(Entries with chart source code)
============
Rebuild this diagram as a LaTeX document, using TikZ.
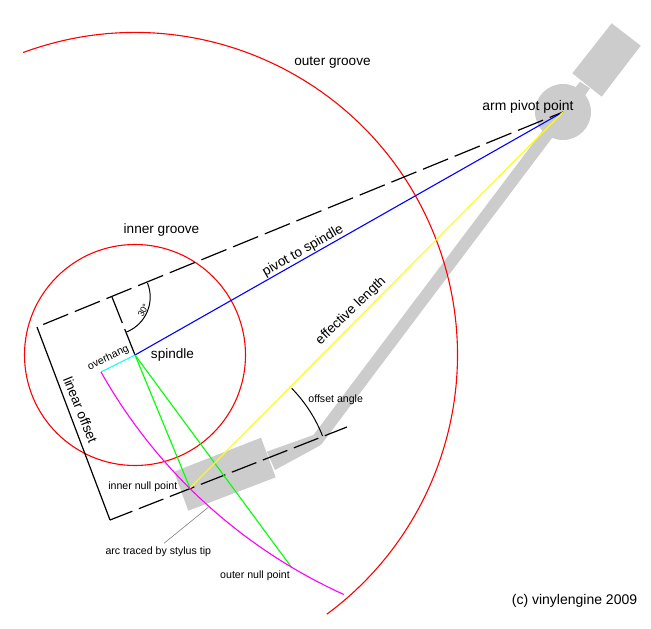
\documentclass[tikz,border=0pt]{standalone}
\usepackage{fontspec}
\setmainfont{Liberation Sans}
\definecolor{armgray}{HTML}{CCCCCC}
\definecolor{linered}{HTML}{FF0000}
\definecolor{lineblue}{HTML}{0000FF}
\definecolor{linecyan}{HTML}{00FFFF}
\definecolor{linegreen}{HTML}{00FF00}
\definecolor{lineyellow}{HTML}{FFFF00}
\definecolor{linemagenta}{HTML}{FF00FF}
\tikzset{
  refline/.style={line width=1.2pt,black},
  groove/.style={line width=1.1pt,linered},
  geom/.style={line width=1.1pt},
  bigtext/.style={font=\fontsize{13.6}{15}\selectfont,inner sep=0pt},
  smalltext/.style={font=\fontsize{10.6}{13}\selectfont,inner sep=0pt},
}
\begin{document}
\begin{tikzpicture}[x=1pt,y=-1pt]
\useasboundingbox (0,0) rectangle (651,629);
\coordinate (pivot) at (563,112);
\coordinate (spindle) at (135,355);
\coordinate (innernull) at (190,488);
\coordinate (outernull) at (292,568);
\coordinate (tip) at (101,372);
\coordinate (cornerA) at (37,327);
\coordinate (cornerB) at (110,520);
\coordinate (cornerC) at (112,297);
\coordinate (lineend) at (347,427);
\coordinate (leaderA) at (208.3,507.3);
\coordinate (leaderB) at (164,543.3);
\coordinate (angleA) at (147.5,283);
\coordinate (offsetA) at (291.7,388.3);
\fill [armgray] (611.7,23.3) -- (640.7,45.7) -- (601.7,96.7) -- (572.3,73.3) -- cycle;
\fill [armgray] (580,81.7) -- (590,88.3) -- (575,110) -- (565,100) -- cycle;
\fill [armgray] (pivot) circle (28);
\fill [armgray] (313.4,435) -- (556.6,112) -- (571.6,112) -- (320.9,445) -- cycle;
\fill [armgray] (266.7,451.7) -- (313.4,435) -- (320.9,445) -- (275,470) -- cycle;
\fill [armgray] (261,437.7) -- (275.7,477.3) -- (188.3,510.7) -- (174,471.7) -- cycle;
\draw [groove] (spindle) circle (110.5);
\draw [groove] ([shift={(-110.3:322.5)}]spindle) arc [start angle=-110.3,end angle=53.5,radius=322.5];
\draw [refline,dash pattern=on 27 off 7.2,dash phase=12.6] (pivot) -- (cornerA);
\draw [refline] (cornerA) -- (cornerB);
\draw [refline,dash pattern=on 26.3 off 7,dash phase=2.3] (cornerB) -- (lineend);
\draw [refline,dash pattern=on 28 off 6.5 on 40 off 0] (cornerC) -- (spindle);
\draw [line width=1pt] (angleA) arc [start angle=-21.8,end angle=68.2,radius=37.7];
\draw [line width=1pt] (offsetA) arc [start angle=-44.4,end angle=-21.4,radius=142.5];
\draw [geom,lineblue] (spindle) -- (pivot);
\draw [geom,linecyan] (tip) -- (spindle);
\draw [geom,linegreen] (spindle) -- (innernull);
\draw [geom,linegreen] (spindle) -- (outernull);
\draw [geom,lineyellow] (innernull) -- (pivot);
\draw [geom,linemagenta] (tip) arc [start angle=150.6,end angle=114.4,radius=530];
\draw [gray,line width=0.6pt] (leaderA) -- (leaderB);
\node [bigtext] (outergroovetxt) at (332.5,63) {outer groove};
\node [bigtext] (innergroovetxt) at (161.5,230) {inner groove};
\node [bigtext,font=\fontsize{13.9}{15}\selectfont] (armpivottxt) at (528,106.5) {arm pivot point};
\node [bigtext] (spindletxt) at (172.5,354.5) {spindle};
\node [bigtext,rotate=29.6] (pivottxt) at (303,251) {pivot to spindle};
\node [bigtext,rotate=44] (efflentxt) at (351,311) {effective length};
\node [bigtext,rotate=-68] (lineartxt) at (80.5,410) {linear offset};
\node [smalltext,rotate=26] (overhangtxt) at (108.3,358) {overhang};
\node [smalltext] (offsettxt) at (335.7,399.3) {offset angle};
\node [smalltext] (innernulltxt) at (142.8,486.7) {inner null point};
\node [smalltext] (outernulltxt) at (255,575.7) {outer null point};
\node [smalltext] (arctxt) at (158.3,551.7) {arc traced by stylus tip};
\node [inner sep=0pt,font=\fontsize{9}{10}\selectfont,rotate=62] (angletxt) at (143.3,310.5) {30°};
\node [bigtext,font=\fontsize{14}{15}\selectfont] (creditxt) at (574.5,601) {(c) vinylengine 2009};
\end{tikzpicture}
\end{document}
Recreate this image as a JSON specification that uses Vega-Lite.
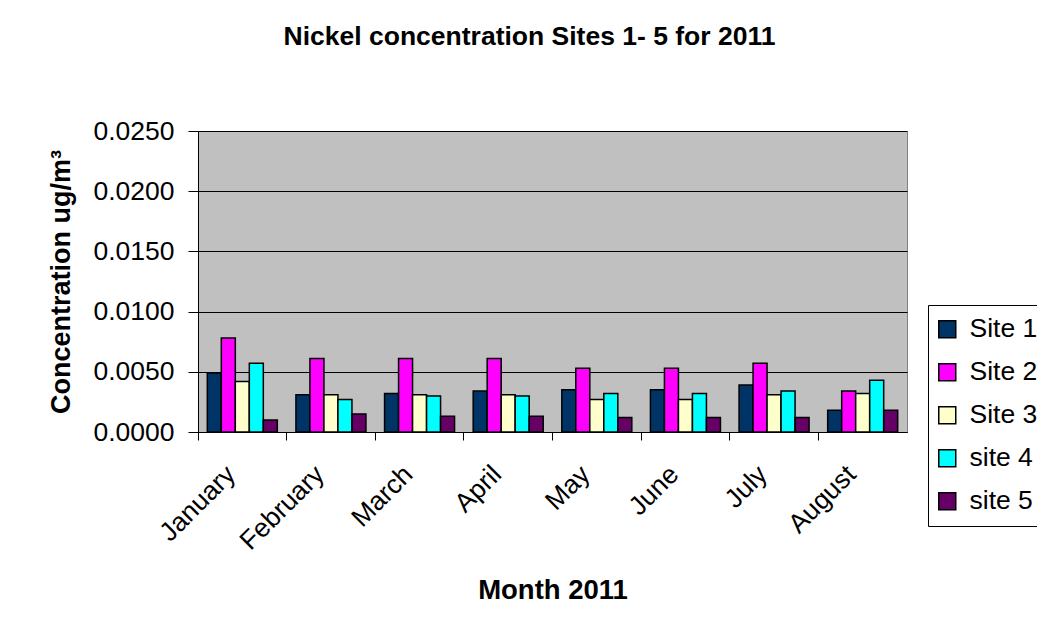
============
■ WHAT THE EXERCISE ASKS: Above are the records; reproduce them exactly and leave out the pictures.

■ TASK SOLUTION:
Rebuild this diagram as a LaTeX document, using TikZ.
\documentclass[tikz,border=0pt]{standalone}
\usepackage{fontspec}
\setmainfont{Liberation Sans}
\definecolor{armgray}{HTML}{CCCCCC}
\definecolor{linered}{HTML}{FF0000}
\definecolor{lineblue}{HTML}{0000FF}
\definecolor{linecyan}{HTML}{00FFFF}
\definecolor{linegreen}{HTML}{00FF00}
\definecolor{lineyellow}{HTML}{FFFF00}
\definecolor{linemagenta}{HTML}{FF00FF}
\tikzset{
  refline/.style={line width=1.2pt,black},
  groove/.style={line width=1.1pt,linered},
  geom/.style={line width=1.1pt},
  bigtext/.style={font=\fontsize{13.6}{15}\selectfont,inner sep=0pt},
  smalltext/.style={font=\fontsize{10.6}{13}\selectfont,inner sep=0pt},
}
\begin{document}
\begin{tikzpicture}[x=1pt,y=-1pt]
\useasboundingbox (0,0) rectangle (651,629);
\coordinate (pivot) at (563,112);
\coordinate (spindle) at (135,355);
\coordinate (innernull) at (190,488);
\coordinate (outernull) at (292,568);
\coordinate (tip) at (101,372);
\coordinate (cornerA) at (37,327);
\coordinate (cornerB) at (110,520);
\coordinate (cornerC) at (112,297);
\coordinate (lineend) at (347,427);
\coordinate (leaderA) at (208.3,507.3);
\coordinate (leaderB) at (164,543.3);
\coordinate (angleA) at (147.5,283);
\coordinate (offsetA) at (291.7,388.3);
\fill [armgray] (611.7,23.3) -- (640.7,45.7) -- (601.7,96.7) -- (572.3,73.3) -- cycle;
\fill [armgray] (580,81.7) -- (590,88.3) -- (575,110) -- (565,100) -- cycle;
\fill [armgray] (pivot) circle (28);
\fill [armgray] (313.4,435) -- (556.6,112) -- (571.6,112) -- (320.9,445) -- cycle;
\fill [armgray] (266.7,451.7) -- (313.4,435) -- (320.9,445) -- (275,470) -- cycle;
\fill [armgray] (261,437.7) -- (275.7,477.3) -- (188.3,510.7) -- (174,471.7) -- cycle;
\draw [groove] (spindle) circle (110.5);
\draw [groove] ([shift={(-110.3:322.5)}]spindle) arc [start angle=-110.3,end angle=53.5,radius=322.5];
\draw [refline,dash pattern=on 27 off 7.2,dash phase=12.6] (pivot) -- (cornerA);
\draw [refline] (cornerA) -- (cornerB);
\draw [refline,dash pattern=on 26.3 off 7,dash phase=2.3] (cornerB) -- (lineend);
\draw [refline,dash pattern=on 28 off 6.5 on 40 off 0] (cornerC) -- (spindle);
\draw [line width=1pt] (angleA) arc [start angle=-21.8,end angle=68.2,radius=37.7];
\draw [line width=1pt] (offsetA) arc [start angle=-44.4,end angle=-21.4,radius=142.5];
\draw [geom,lineblue] (spindle) -- (pivot);
\draw [geom,linecyan] (tip) -- (spindle);
\draw [geom,linegreen] (spindle) -- (innernull);
\draw [geom,linegreen] (spindle) -- (outernull);
\draw [geom,lineyellow] (innernull) -- (pivot);
\draw [geom,linemagenta] (tip) arc [start angle=150.6,end angle=114.4,radius=530];
\draw [gray,line width=0.6pt] (leaderA) -- (leaderB);
\node [bigtext] (outergroovetxt) at (332.5,63) {outer groove};
\node [bigtext] (innergroovetxt) at (161.5,230) {inner groove};
\node [bigtext,font=\fontsize{13.9}{15}\selectfont] (armpivottxt) at (528,106.5) {arm pivot point};
\node [bigtext] (spindletxt) at (172.5,354.5) {spindle};
\node [bigtext,rotate=29.6] (pivottxt) at (303,251) {pivot to spindle};
\node [bigtext,rotate=44] (efflentxt) at (351,311) {effective length};
\node [bigtext,rotate=-68] (lineartxt) at (80.5,410) {linear offset};
\node [smalltext,rotate=26] (overhangtxt) at (108.3,358) {overhang};
\node [smalltext] (offsettxt) at (335.7,399.3) {offset angle};
\node [smalltext] (innernulltxt) at (142.8,486.7) {inner null point};
\node [smalltext] (outernulltxt) at (255,575.7) {outer null point};
\node [smalltext] (arctxt) at (158.3,551.7) {arc traced by stylus tip};
\node [inner sep=0pt,font=\fontsize{9}{10}\selectfont,rotate=62] (angletxt) at (143.3,310.5) {30°};
\node [bigtext,font=\fontsize{14}{15}\selectfont] (creditxt) at (574.5,601) {(c) vinylengine 2009};
\end{tikzpicture}
\end{document}
Recreate this image as a JSON specification that uses Vega-Lite.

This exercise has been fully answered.